Lloyd also noted that Cisco’s Nexus 1000 virtual switch, which was first announced in September 2008, received its first orders during the fourth quarter of Cisco’s fiscal 2009 year.

On the services routing side, Chambers reported on the progress of the ASR 1000, which was announced in March 2008, with a development price tag of $250 million.

“The ASR-1000 is off to a great start with over 1,000 customers, of which approximately 220 are service providers,” Chambers said. “It is growing year over year in terms of orders at above 80 percent.”

On the carrier side, Cisco’s biggest router — the CRS-1 (Carrier Routing System) — also experienced sizable sales growth, according to Chambers.

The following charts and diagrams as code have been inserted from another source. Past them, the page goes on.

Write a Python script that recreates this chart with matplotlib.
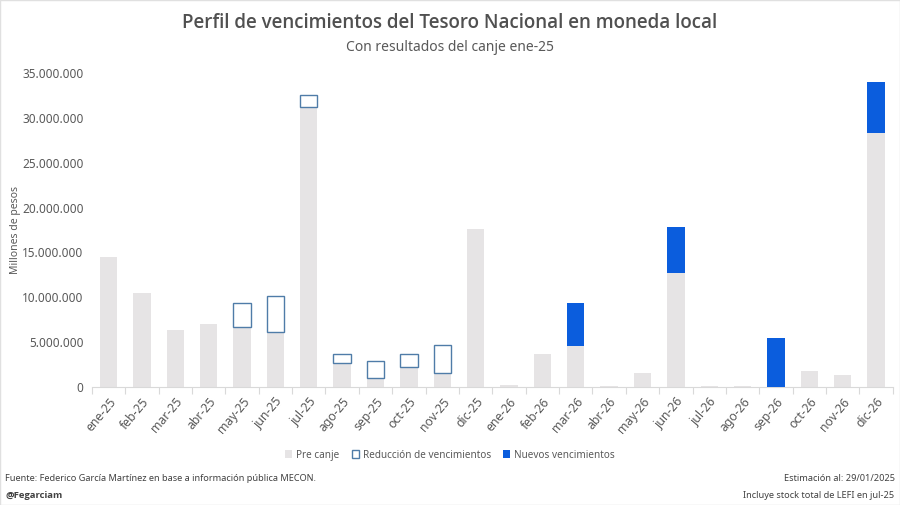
import matplotlib
matplotlib.use("Agg")
from matplotlib import pyplot as plt
from matplotlib.patches import Patch
from matplotlib.ticker import FuncFormatter
import numpy as np

plt.rcParams['font.family'] = ['Noto Sans', 'DejaVu Sans']

months = ['ene-25', 'feb-25', 'mar-25', 'abr-25', 'may-25', 'jun-25', 'jul-25', 'ago-25',
          'sep-25', 'oct-25', 'nov-25', 'dic-25', 'ene-26', 'feb-26', 'mar-26', 'abr-26',
          'may-26', 'jun-26', 'jul-26', 'ago-26', 'sep-26', 'oct-26', 'nov-26', 'dic-26']

# millones de pesos
base = [14450000, 10430000, 6330000, 7000000, 6700000, 6070000, 31200000, 2610000,
        1010000, 2230000, 1490000, 17580000, 190000, 3650000, 4550000, 80000,
        1490000, 12730000, 50000, 50000, 0, 1790000, 1310000, 28300000]
reduccion = [0, 0, 0, 0, 2610000, 4030000, 1400000, 1080000,
             1820000, 1380000, 3200000, 0, 0, 0, 0, 0,
             0, 0, 0, 0, 0, 0, 0, 0]
nuevos = [0, 0, 0, 0, 0, 0, 0, 0,
          0, 0, 0, 0, 0, 0, 4760000, 0,
          0, 5110000, 0, 0, 5400000, 0, 0, 5760000]

gray = '#e6e4e5'
edge = '#4f7ca8'
blue = '#0b5ddd'
txt = '#595959'

fig = plt.figure(figsize=(9, 5.05), dpi=100)
ax = fig.add_axes([0.102, 0.234, 0.890, 0.621])

x = np.arange(len(months))
w = 0.52
ax.bar(x, base, width=w, color=gray, zorder=2)
red = np.array(reduccion)
mask = red > 0
ax.bar(x[mask], red[mask], width=w, bottom=np.array(base)[mask],
       facecolor='none', edgecolor=edge, linewidth=1.0, zorder=3)
ax.bar(x, nuevos, width=w, bottom=base, color=blue, zorder=3)

ax.set_ylim(0, 35000000)
ax.set_xlim(-0.5, len(months) - 0.5)
ax.set_yticks(np.arange(0, 35000001, 5000000))
ax.yaxis.set_major_formatter(FuncFormatter(lambda v, p: f'{int(v):,}'.replace(',', '.')))
ax.tick_params(axis='y', length=0, labelsize=8.5, labelcolor=txt, pad=6)

ax.set_xticks(x)
ax.set_xticklabels(months, rotation=50, ha='right', rotation_mode='anchor')
ax.tick_params(axis='x', length=0, labelsize=8.8, labelcolor=txt, pad=6)
ax.set_xticks(np.arange(-0.5, len(months), 1), minor=True)
ax.tick_params(axis='x', which='minor', length=5, color='#d9d9d9', width=0.8)

for s in ['top', 'right', 'left']:
    ax.spines[s].set_visible(False)
ax.spines['bottom'].set_color('#d9d9d9')

ax.set_ylabel('Millones de pesos', fontsize=7.5, color=txt, labelpad=4)
ax.yaxis.set_label_coords(-0.088, 0.5)

fig.text(0.5, 0.955, 'Perfil de vencimientos del Tesoro Nacional en moneda local',
         ha='center', va='center', fontsize=13.5, fontweight='semibold',
         family=['Open Sans', 'DejaVu Sans'], color='#505050')
fig.text(0.5, 0.906, 'Con resultados del canje ene-25', ha='center', va='center',
         fontsize=10, color=txt)

handles = [Patch(facecolor=gray, edgecolor='none', label='Pre canje'),
           Patch(facecolor='white', edgecolor=edge, label='Reducción de vencimientos'),
           Patch(facecolor=blue, edgecolor='none', label='Nuevos vencimientos')]
fig.legend(handles=handles, loc='center', bbox_to_anchor=(0.5, 0.099), ncol=3,
           frameon=False, fontsize=7.2, labelcolor=txt, handlelength=0.7,
           handleheight=0.9, handletextpad=0.4, columnspacing=1.2)

fig.text(0.006, 0.053, 'Fuente: Federico García Martínez en base a información pública MECON.',
         ha='left', va='center', fontsize=6.6, color='#404040')
fig.text(0.006, 0.018, '@Fegarciam', ha='left', va='center', fontsize=6.8,
         fontweight='bold', family=['Open Sans', 'DejaVu Sans'], color='#404040')
fig.text(0.994, 0.053, 'Estimación al: 29/01/2025', ha='right', va='center',
         fontsize=6.6, color='#404040')
fig.text(0.994, 0.018, 'Incluye stock total de LEFI en jul-25', ha='right', va='center',
         fontsize=6.6, color='#404040')

fig.patches.append(plt.Rectangle((0, 0), 1, 1, transform=fig.transFigure,
                                 fill=False, edgecolor='#e0e0e0', linewidth=1))

fig.savefig('out.png', dpi=100)
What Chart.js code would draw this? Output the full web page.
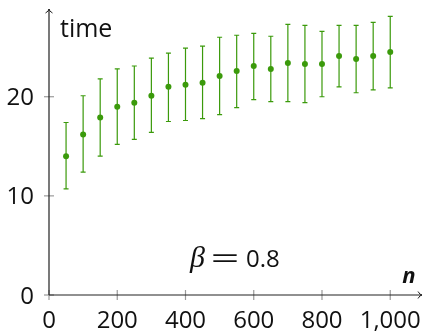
<!DOCTYPE html>
<html>
<head>
<meta charset="utf-8">
<script src="https://cdn.jsdelivr.net/npm/chart.js@4/dist/chart.umd.min.js"></script>
<style>
  body { margin: 0; background: #fff; }
  #wrap { width: 426px; height: 333px; }
</style>
</head>
<body>
<div id="wrap"><canvas id="chart" width="426" height="333"></canvas></div>
<script>
// data
const nValues   = [50, 100, 150, 200, 250, 300, 350, 400, 450, 500,
                   550, 600, 650, 700, 750, 800, 850, 900, 950, 1000];
const meanTime  = [14.0, 16.2, 17.9, 19.0, 19.4, 20.1, 21.0, 21.2, 21.4, 22.1,
                   22.6, 23.1, 22.8, 23.4, 23.3, 23.3, 24.1, 23.8, 24.1, 24.5];
const lowerTime = [10.7, 12.4, 14.0, 15.2, 15.7, 16.4, 17.5, 17.6, 17.8, 18.2,
                   18.9, 19.7, 19.5, 19.5, 19.4, 20.0, 21.0, 20.4, 20.7, 20.9];
const upperTime = [17.4, 20.1, 21.8, 22.8, 23.1, 23.9, 24.4, 24.9, 25.1, 26.0,
                   26.2, 26.4, 26.1, 27.3, 27.2, 26.6, 27.2, 27.2, 27.5, 28.1];

const xTicks = [0, 200, 400, 600, 800, 1000];
const xTickLabels = ['0', '200', '400', '600', '800', '1,000'];
const yTicks = [0, 10, 20];
const yTickLabels = ['0', '10', '20'];

const green = '#3b9a0b';
const font = '"Open Sans", sans-serif';

// error bars, drawn through the chart scales
const errorBars = {
    id: 'errorBars',
    beforeDatasetsDraw(chart) {
        const { ctx, scales: { x, y } } = chart;
        ctx.save();
        ctx.strokeStyle = green;
        ctx.lineWidth = 1.2;
        nValues.forEach((n, i) => {
            const px = x.getPixelForValue(n);
            const top = y.getPixelForValue(upperTime[i]);
            const bot = y.getPixelForValue(lowerTime[i]);
            ctx.beginPath();
            ctx.moveTo(px, top);
            ctx.lineTo(px, bot);
            ctx.moveTo(px - 2.5, top);
            ctx.lineTo(px + 2.5, top);
            ctx.moveTo(px - 2.5, bot);
            ctx.lineTo(px + 2.5, bot);
            ctx.stroke();
        });
        ctx.restore();
    }
};

// axes with arrows, ticks and labels
const axesDecor = {
    id: 'axesDecor',
    afterDraw(chart) {
        const { ctx, chartArea, scales: { x, y } } = chart;
        const x0 = x.getPixelForValue(0);
        const y0 = y.getPixelForValue(0);
        ctx.save();

        // tick marks
        ctx.strokeStyle = '#9a9a9a';
        ctx.lineWidth = 1.2;
        xTicks.forEach(v => {
            const px = x.getPixelForValue(v);
            ctx.beginPath();
            ctx.moveTo(px, y0 - 5);
            ctx.lineTo(px, y0 + 5);
            ctx.stroke();
        });
        yTicks.forEach(v => {
            const py = y.getPixelForValue(v);
            ctx.beginPath();
            ctx.moveTo(x0 - 5, py);
            ctx.lineTo(x0 + 5, py);
            ctx.stroke();
        });

        // axis lines
        ctx.strokeStyle = '#222';
        ctx.lineWidth = 1.2;
        ctx.beginPath();
        ctx.moveTo(x0, y0);
        ctx.lineTo(x0, chartArea.top + 1);
        ctx.moveTo(x0, y0);
        ctx.lineTo(chartArea.right - 1, y0);
        ctx.stroke();
        // arrow heads
        ctx.lineWidth = 1;
        ctx.beginPath();
        ctx.moveTo(x0 - 3.5, chartArea.top + 5);
        ctx.quadraticCurveTo(x0, chartArea.top + 3, x0, chartArea.top + 1);
        ctx.quadraticCurveTo(x0, chartArea.top + 3, x0 + 3.5, chartArea.top + 5);
        ctx.moveTo(chartArea.right - 5, y0 - 3.5);
        ctx.quadraticCurveTo(chartArea.right - 3, y0, chartArea.right - 1, y0);
        ctx.quadraticCurveTo(chartArea.right - 3, y0, chartArea.right - 5, y0 + 3.5);
        ctx.stroke();

        // tick labels
        ctx.fillStyle = '#111';
        ctx.font = '24px ' + font;
        ctx.textBaseline = 'alphabetic';
        ctx.textAlign = 'center';
        xTicks.forEach((v, i) => {
            ctx.fillText(xTickLabels[i], x.getPixelForValue(v), 328);
        });
        ctx.textAlign = 'right';
        yTicks.forEach((v, i) => {
            ctx.fillText(yTickLabels[i], 34, y.getPixelForValue(v) + 8.5);
        });

        // annotation: beta = 0.8
        ctx.textAlign = 'left';
        ctx.fillText('0.8', 246, 267);
        ctx.font = 'italic 30px "Liberation Serif", serif';
        ctx.fillText('\u03B2', 190, 267);
        ctx.setTransform(2.0, 0, 0, 1, 211, 266);
        ctx.font = '24px "Liberation Sans", sans-serif';
        ctx.fillText('=', 0, 0);
        ctx.setTransform(1, 0, 0, 1, 0, 0);

        // axis titles
        ctx.font = '25px ' + font;
        ctx.fillText('time', 60, 37);
        ctx.font = 'italic bold 22px ' + font;
        ctx.textAlign = 'center';
        ctx.fillText('n', 409, 283);

        ctx.restore();
    }
};

new Chart(document.getElementById('chart'), {
    type: 'scatter',
    data: {
        datasets: [{
            label: 'time',
            data: nValues.map((n, i) => ({ x: n, y: meanTime[i] })),
            backgroundColor: green,
            borderColor: green,
            pointRadius: 3,
            pointHoverRadius: 3,
            borderWidth: 0
        }]
    },
    options: {
        responsive: false,
        animation: false,
        layout: { padding: { left: 49, right: 0, top: 8, bottom: 38 } },
        plugins: {
            legend: { display: false },
            tooltip: { enabled: false }
        },
        scales: {
            x: { type: 'linear', display: false, min: 0, max: 1096 },
            y: { type: 'linear', display: false, min: 0, max: 28.95 }
        }
    },
    plugins: [errorBars, axesDecor]
});
</script>
</body>
</html>
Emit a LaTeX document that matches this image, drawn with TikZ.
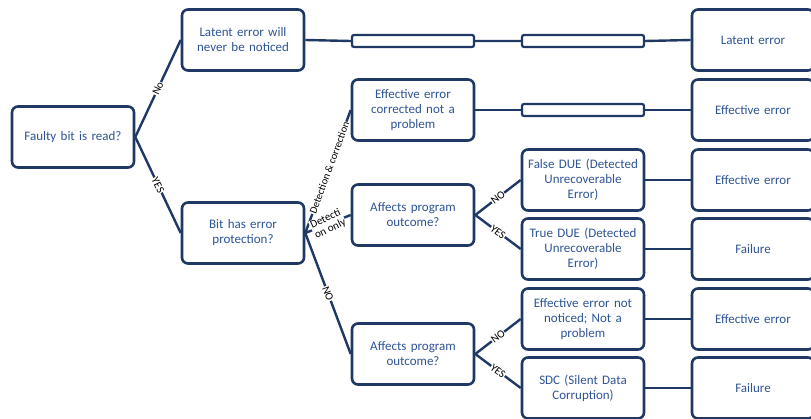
\documentclass[tikz,border=0pt]{standalone}
\usepackage{fontspec}
\setmainfont{Carlito}
\definecolor{navy}{HTML}{1F3864}
\definecolor{boxtext}{HTML}{2F5496}
\tikzset{
  box/.style={draw=navy,line width=2.6pt,rounded corners=6pt,fill=white,
    minimum width=122pt,minimum height=61pt,text width=116pt,align=center,
    inner sep=0pt,text=boxtext,font=\fontsize{13}{15}\selectfont},
  bar/.style={draw=navy,line width=2.2pt,rounded corners=2pt,fill=white,
    minimum width=122pt,minimum height=12pt,inner sep=0pt},
  link/.style={draw=navy,line width=2.4pt},
  tag/.style={font=\fontsize{11}{11}\selectfont,fill=white,inner sep=0.5pt,sloped,align=center}
}
\begin{document}
\begin{tikzpicture}[x=1pt,y=-1pt]
\pgfmathsetmacro{\ca}{73}%
\pgfmathsetmacro{\cb}{243}%
\pgfmathsetmacro{\cc}{413}%
\pgfmathsetmacro{\cd}{583}%
\pgfmathsetmacro{\ce}{753}%
\useasboundingbox (0,0) rectangle (811,418);
% decision boxes
\node[box] (read) at (\ca,137) {Faulty bit is read?};
\node[box] (latent) at (\cb,40) {Latent error will\\never be noticed};
\node[box] (prot) at (\cb,233) {Bit has error\\protection?};
\node[box] (corr) at (\cc,110) {Effective error\\corrected not a\\problem};
\node[box] (affA) at (\cc,215) {Affects program\\outcome?};
\node[box] (affB) at (\cc,354) {Affects program\\outcome?};
\node[box] (fdue) at (\cd,180) {False DUE (Detected\\Unrecoverable\\Error)};
\node[box] (tdue) at (\cd,249) {True DUE (Detected\\Unrecoverable\\Error)};
\node[box] (noticed) at (\cd,319) {Effective error not\\noticed; Not a\\problem};
\node[box] (sdc) at (\cd,388) {SDC (Silent Data\\Corruption)};
% outcome column
\node[box] (outA) at (\ce,40) {Latent error};
\node[box] (outB) at (\ce,110) {Effective error};
\node[box] (outC) at (\ce,180) {Effective error};
\node[box] (outD) at (\ce,249) {Failure};
\node[box] (outE) at (\ce,319) {Effective error};
\node[box] (outF) at (\ce,388) {Failure};
% empty bars
\node[bar] (barA) at (\cc,41) {};
\node[bar] (barB) at (\cd,41) {};
\node[bar] (barC) at (\cd,110) {};
% connectors
\draw[link] (read.east) -- node[tag] (tNo) {No} (latent.west);
\draw[link] (read.east) -- node[tag] (tYes) {YES} (prot.west);
\draw[link] (prot.east) -- node[tag,pos=0.53,font=\fontsize{10.5}{10.5}\selectfont] (tDC) {Detection \& correction} (corr.west);
\draw[link] (prot.east) -- node[tag,pos=0.5,rotate=4] (tDO) {Detecti\\on only} (affA.west);
\draw[link] (prot.east) -- node[tag] (tNoB) {NO} (affB.west);
\draw[link] (affA.east) -- node[tag] (tNoC) {NO} (fdue.west);
\draw[link] (affA.east) -- node[tag] (tYesC) {YES} (tdue.west);
\draw[link] (affB.east) -- node[tag] (tNoD) {NO} (noticed.west);
\draw[link] (affB.east) -- node[tag] (tYesD) {YES} (sdc.west);
\draw[link] (latent.east) -- (barA.west) (barA.east) -- (barB.west) (barB.east) -- (outA.west);
\draw[link] (corr.east) -- (barC.west) (barC.east) -- (outB.west);
\draw[link] (fdue) -- (outC) (tdue) -- (outD) (noticed) -- (outE) (sdc) -- (outF);
\end{tikzpicture}
\end{document}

“The CRS-1 grew in excess of 25 percent in the quarter, year-over-year, including more multi-chassis sales this year than in all prior years combined,” Chambers said.

What about servers?

Cisco’s Unified Computing System (UCS) is Cisco’s server play for the datacenter, but it’s not yet making a big impact on Cisco’s bottom line, the company admitted.

The UCS system debuted in March with blade servers and expanded in June to include a new line of rack-mounted servers.

“We are in very good shape in terms of our initial pilots and program,” Chambers said when asked about UCS deployments. “Now, we have got to deliver on those and most of the enterprise customers are giving us an opening.”

Chambers also gave some direction on when he expects UCS to become a significant part of Cisco’s revenue mix.

“I think it will be significant, absolutely, this year,” Chambers said. “Probably the second half of the year, when you will begin to see the volumes really come into play on it if we are successful in our initial implementation.”